Gratuidad, solidaridad y subsidiaridad constituyen las bases de lo que Francisco ha denominado la cultura del encuentro, que se plantea como una alternativa frente a la cultura predominante que produce desencuentro entre las personas y los pueblos. En la Quinta Conferencia General del Episcopado Latinoamericano y del Caribe (Aparecida), se denunció que en el continente hay una especie de nueva colonización cultural que se caracteriza por la autorreferencia del individuo y que conduce a la indiferencia por el otro. También se verifica y cuestiona una tendencia hacia la afirmación de los derechos individuales, sin un esfuerzo semejante para garantizar los derechos sociales, culturales y solidarios, lo que va en perjuicio de la dignidad de todos, especialmente de los más pobres y vulnerables. De ahí que la característica dominante del mundo actual es la indiferencia por el destino de los excluidos, de las nuevas generaciones y de la misma casa común, que es objeto de depredación y contaminación.
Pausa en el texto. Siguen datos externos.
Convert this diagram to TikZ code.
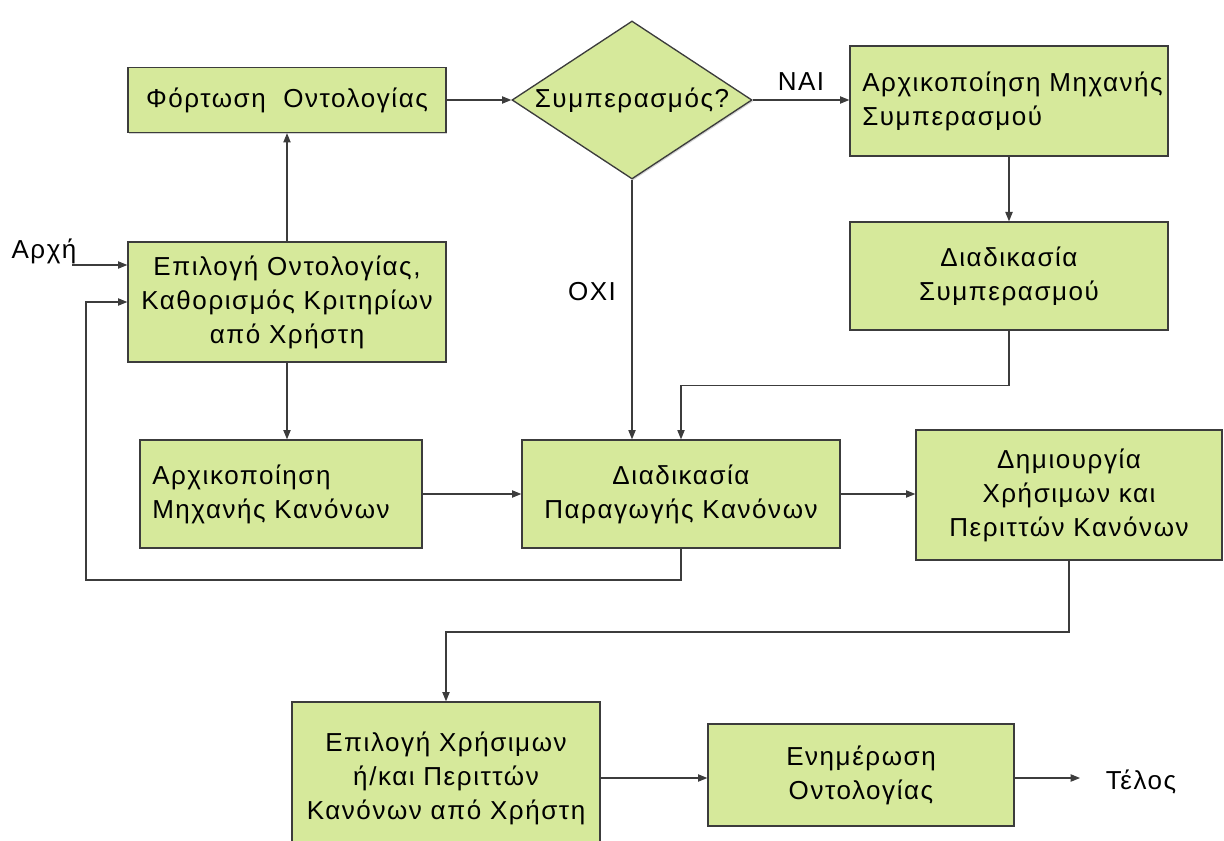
\documentclass[tikz,border=0pt]{standalone}
\usepackage{fontspec}
\setmainfont{Liberation Sans}[LetterSpace=6]
\usetikzlibrary{shapes.geometric,arrows.meta,calc,shadows}
\definecolor{boxfill}{RGB}{214,233,155}
\definecolor{edge}{RGB}{60,60,60}

\begin{document}
\begin{tikzpicture}[x=0.75pt,y=-0.75pt,
  txt/.style={font=\fontsize{19.5}{25.5}\selectfont},
  box/.style={draw=edge, line width=1pt, fill=boxfill, inner sep=0pt,
    align=center, txt, drop shadow={shadow xshift=1pt, shadow yshift=-1pt, fill=black!35}},
  lbl/.style={txt, inner sep=0pt},
  flow/.style={draw=edge, line width=0.8pt, -{Triangle[length=7pt,width=5.5pt]}}]
\useasboundingbox (0,0) rectangle (1224,841);
\clip (0,0) rectangle (1224,841);

% process boxes
\node[box, minimum width=238.5pt, minimum height=48.75pt] (load) at (287,100) {Φόρτωση\ \ Οντολογίας};
\node[box, diamond, minimum width=180pt, minimum height=118.5pt] (dec) at (632,100) {};
\node[lbl] at (dec) {Συμπερασμός?};
\node[box, minimum width=238.5pt, minimum height=82.5pt] (ainf) at (1009,101) {};
\node[lbl, anchor=west, align=left] (ainft) at (862,101) {Αρχικοποίηση Μηχανής\\Συμπερασμού};
\node[box, minimum width=238.5pt, minimum height=81pt] (dinf) at (1009,276) {Διαδικασία\\Συμπερασμού};
\node[box, minimum width=238.5pt, minimum height=90pt] (sel) at (287,302) {Επιλογή Οντολογίας,\\Καθορισμός Κριτηρίων\\από Χρήστη};
\node[box, minimum width=211.5pt, minimum height=81pt] (ire) at (281,494) {};
\node[lbl, anchor=west, align=left] (iret) at (152,494) {Αρχικοποίηση\\Μηχανής Κανόνων};
\node[box, minimum width=238.5pt, minimum height=81pt] (gen) at (681,494) {Διαδικασία\\Παραγωγής Κανόνων};
\node[box, minimum width=229.5pt, minimum height=97.5pt] (cre) at (1069,495) {Δημιουργία\\Χρήσιμων και\\Περιττών Κανόνων};
\node[box, minimum width=231pt, minimum height=114.75pt] (usr) at (446,778.5) {Επιλογή Χρήσιμων\\ή/και Περιττών\\Κανόνων από Χρήστη};
\node[box, minimum width=229.5pt, minimum height=76.5pt] (upd) at (861,775) {Ενημέρωση\\Οντολογίας};

% terminal labels
\node[lbl] (start) at (44,251) {Αρχή};
\node[lbl] (end) at (1141,782) {Τέλος};
\node[lbl] (no) at (592,292) {ΟΧΙ};

% helper points
\coordinate (s0) at (72,265);
\coordinate (lp) at (86,580);
\coordinate (cu) at (0,632);
\coordinate (e0) at (1080,778);

% connectors
\draw[flow] (s0) -- (s0 -| sel.west);
\draw[flow] (sel.north) -- (load.south);
\draw[flow] (load.east) -- (dec.west);
\draw[flow] (dec.east) -- (dec.east -| ainf.west) node[midway, above=7pt, lbl] {ΝΑΙ};
\draw[flow] (dec.south) -- (dec.south |- gen.north);
\draw[flow] (ainf.south) -- (dinf.north);
\draw[flow] (dinf.south) -- ++(0,55) -| (gen.north);
\draw[flow] (sel.south) -- (sel.south |- ire.north);
\draw[flow] (ire.east) -- (ire.east -| gen.west);
\draw[flow] (gen.east) -- (gen.east -| cre.west);
\draw[flow] (gen.south) |- (lp) |- (sel.west);
\draw[flow] (cre.south) -- (cre.south |- cu) -| (usr.north);
\draw[flow] (usr.east |- e0) -- (upd.west |- e0);
\draw[flow] (upd.east |- e0) -- (e0);
\end{tikzpicture}
\end{document}
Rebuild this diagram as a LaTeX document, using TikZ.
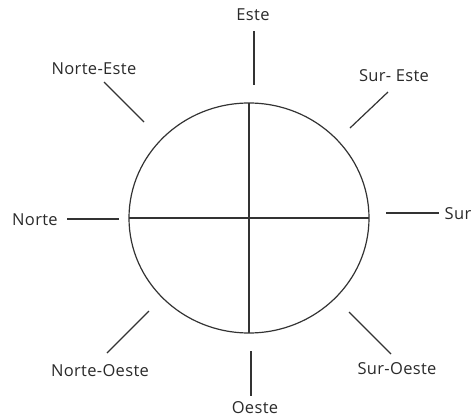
\documentclass[tikz,border=0pt]{standalone}
\usepackage{fontspec}
\setmainfont[LetterSpace=2]{Open Sans}
\usepackage{xcolor}
\usetikzlibrary{positioning,shapes.geometric}
\definecolor{InkGray}{HTML}{2A2A2A}
\definecolor{LineGray}{HTML}{333333}

\begin{document}
\begin{tikzpicture}[
    x=1pt, y=-1pt,
    rosa/.style={ellipse, draw=LineGray, line width=1.2pt, inner sep=0pt, outer sep=0pt,
      minimum width=240pt, minimum height=230pt},
    tick/.style={draw=LineGray, line width=1.2pt},
    lbl/.style={text=InkGray, inner sep=0pt, font=\fontsize{16.5}{19}\selectfont}
  ]
    \useasboundingbox (0,0) rectangle (472,418);

    \node[rosa] (rosa) at (249,218) {};
    \draw[tick] (rosa.west) -- (rosa.east);
    \draw[tick] (rosa.north) -- (rosa.south);

    \node[lbl] (este) at (253,15) {Este};
    \node[lbl] (oeste) at (255,408) {Oeste};
    \node[lbl] (norte) at (35,220) {Norte};
    \node[lbl, anchor=east] (sur) at (471.5,214) {Sur};
    \node[lbl] (ne) at (94,69) {Norte-Este};
    \node[lbl] (se) at (394,76) {Sur- Este};
    \node[lbl] (no) at (100,371) {Norte-Oeste};
    \node[lbl] (so) at (397,369) {Sur-Oeste};

    % trazos sueltos junto al circulo
    \coordinate (este-a) at (254,31);  \coordinate (este-b) at (254,85);
    \coordinate (oeste-a) at (251,351); \coordinate (oeste-b) at (251,396);
    \coordinate (norte-a) at (67,219); \coordinate (norte-b) at (119,219);
    \coordinate (sur-a) at (386,213);  \coordinate (sur-b) at (439,213);
    \coordinate (ne-a) at (104,82);    \coordinate (ne-b) at (144,122);
    \coordinate (se-a) at (388,92);    \coordinate (se-b) at (350,128);
    \coordinate (no-a) at (107,353);   \coordinate (no-b) at (149,311);
    \coordinate (so-a) at (349,312);   \coordinate (so-b) at (391,354);

    \draw[tick] (este-a) -- (este-b);
    \draw[tick] (oeste-a) -- (oeste-b);
    \draw[tick] (norte-a) -- (norte-b);
    \draw[tick] (sur-a) -- (sur-b);
    \draw[tick] (ne-a) -- (ne-b);
    \draw[tick] (se-a) -- (se-b);
    \draw[tick] (no-a) -- (no-b);
    \draw[tick] (so-a) -- (so-b);
  \end{tikzpicture}
\end{document}
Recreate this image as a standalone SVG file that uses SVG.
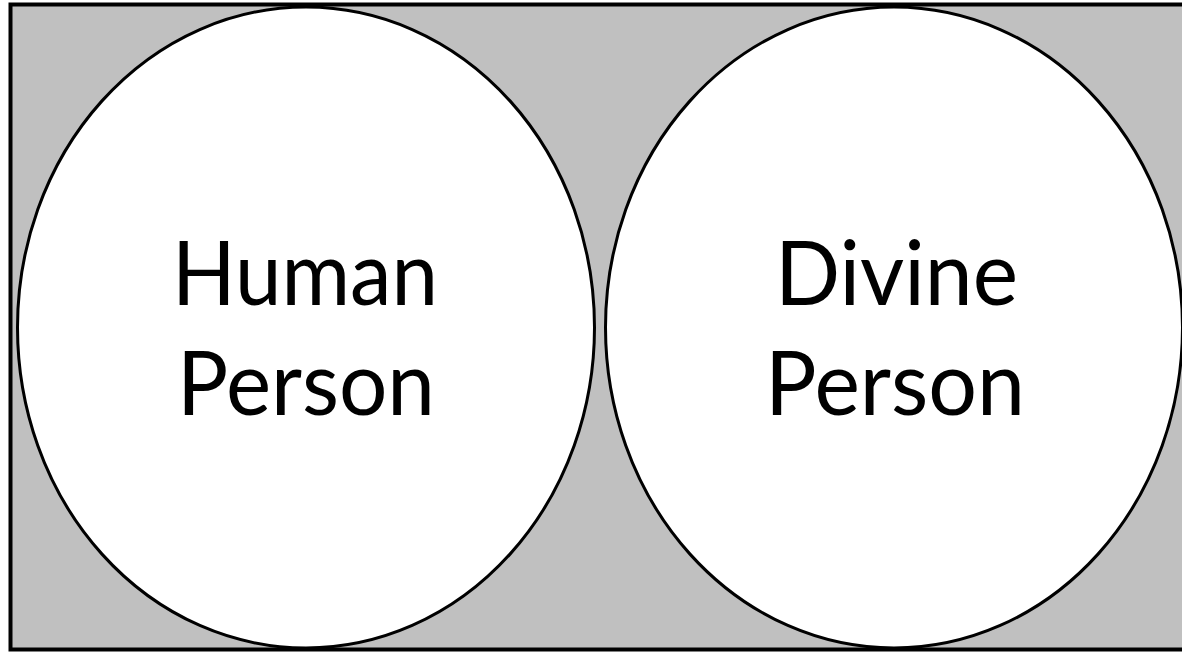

En suma, el comportamiento individualista, no cooperativo (el “sálvese quien pueda”), será con toda seguridad desastroso, suicida y criminal para todos. En cambio, el esfuerzo colectivo de cordialidad y empatía conseguirá que todos llevemos una vida más fraterna, racional y humana; específicamente, posibilitará una generosa apertura a las nuevas formas de pobreza y fragilidad. En este plano, el papa suele recordar a las familias sin techo, los refugiados, los migrantes, los pueblos indígenas, los ancianos cada vez más solos y abandonados, entre otros. ¿Cuál es el camino, pues, para construir ciudades incluyentes y justas? La respuesta de Francisco es gratuidad, solidaridad y subsidiaridad.